» DATA SUPPLIED
↓↓↓

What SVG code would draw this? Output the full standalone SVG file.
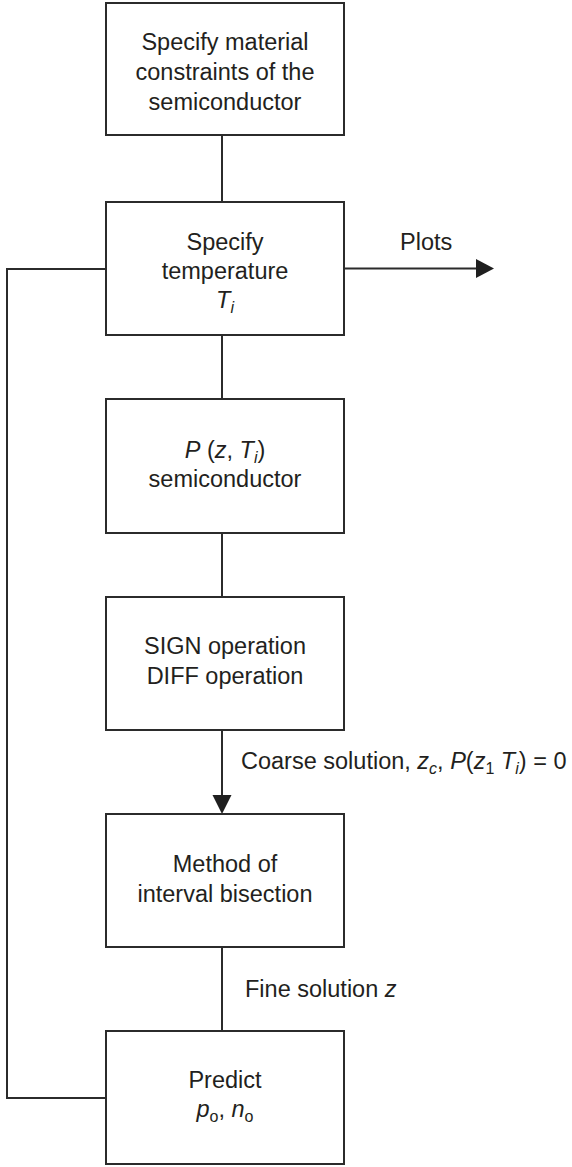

↑↑↑
↓↓↓

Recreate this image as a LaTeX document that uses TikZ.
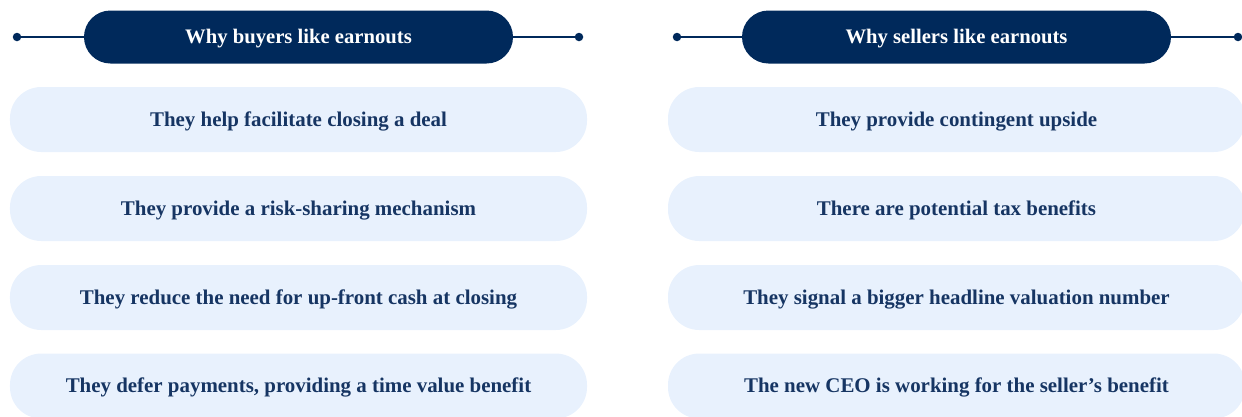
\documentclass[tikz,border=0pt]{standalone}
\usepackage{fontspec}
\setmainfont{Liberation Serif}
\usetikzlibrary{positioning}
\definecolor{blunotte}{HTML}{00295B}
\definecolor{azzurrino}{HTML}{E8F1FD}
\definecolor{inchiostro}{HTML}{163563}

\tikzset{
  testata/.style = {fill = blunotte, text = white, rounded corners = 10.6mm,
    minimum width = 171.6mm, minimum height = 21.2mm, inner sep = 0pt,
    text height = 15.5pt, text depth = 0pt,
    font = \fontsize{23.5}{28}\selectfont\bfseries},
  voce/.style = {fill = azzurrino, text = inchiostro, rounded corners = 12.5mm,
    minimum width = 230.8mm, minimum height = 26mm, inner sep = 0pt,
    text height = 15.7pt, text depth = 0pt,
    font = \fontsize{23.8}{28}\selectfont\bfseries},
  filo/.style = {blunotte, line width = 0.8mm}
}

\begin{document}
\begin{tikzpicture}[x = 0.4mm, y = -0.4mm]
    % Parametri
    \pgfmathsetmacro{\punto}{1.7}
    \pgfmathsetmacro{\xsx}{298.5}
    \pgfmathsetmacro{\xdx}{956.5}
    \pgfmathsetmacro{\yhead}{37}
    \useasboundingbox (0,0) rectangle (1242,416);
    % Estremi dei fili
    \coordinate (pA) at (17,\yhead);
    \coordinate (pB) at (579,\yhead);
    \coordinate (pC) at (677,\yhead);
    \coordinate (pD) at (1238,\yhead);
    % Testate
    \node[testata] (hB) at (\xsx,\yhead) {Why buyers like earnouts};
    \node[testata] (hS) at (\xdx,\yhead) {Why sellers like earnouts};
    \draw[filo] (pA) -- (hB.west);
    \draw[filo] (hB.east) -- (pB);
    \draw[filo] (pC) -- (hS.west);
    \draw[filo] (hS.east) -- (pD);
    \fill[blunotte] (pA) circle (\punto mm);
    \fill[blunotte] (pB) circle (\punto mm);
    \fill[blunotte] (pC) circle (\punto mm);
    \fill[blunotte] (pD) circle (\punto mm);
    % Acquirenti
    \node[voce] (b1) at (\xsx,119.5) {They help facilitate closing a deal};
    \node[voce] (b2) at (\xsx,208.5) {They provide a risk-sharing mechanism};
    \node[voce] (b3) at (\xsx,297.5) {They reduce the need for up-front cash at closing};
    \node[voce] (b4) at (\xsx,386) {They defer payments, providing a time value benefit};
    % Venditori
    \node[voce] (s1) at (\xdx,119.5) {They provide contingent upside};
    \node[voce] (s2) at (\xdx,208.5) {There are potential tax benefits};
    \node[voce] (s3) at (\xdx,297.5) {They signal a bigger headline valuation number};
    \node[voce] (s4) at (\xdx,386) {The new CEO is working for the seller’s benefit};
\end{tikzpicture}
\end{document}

↑↑↑

» WHAT TO PRODUCE
List each line of the records that holds the string "draw".

» RESULT OF THIS TASK
What SVG code would draw this? Output the full standalone SVG file.
    \draw[filo] (pA) -- (hB.west);
    \draw[filo] (hB.east) -- (pB);
    \draw[filo] (pC) -- (hS.west);
    \draw[filo] (hS.east) -- (pD);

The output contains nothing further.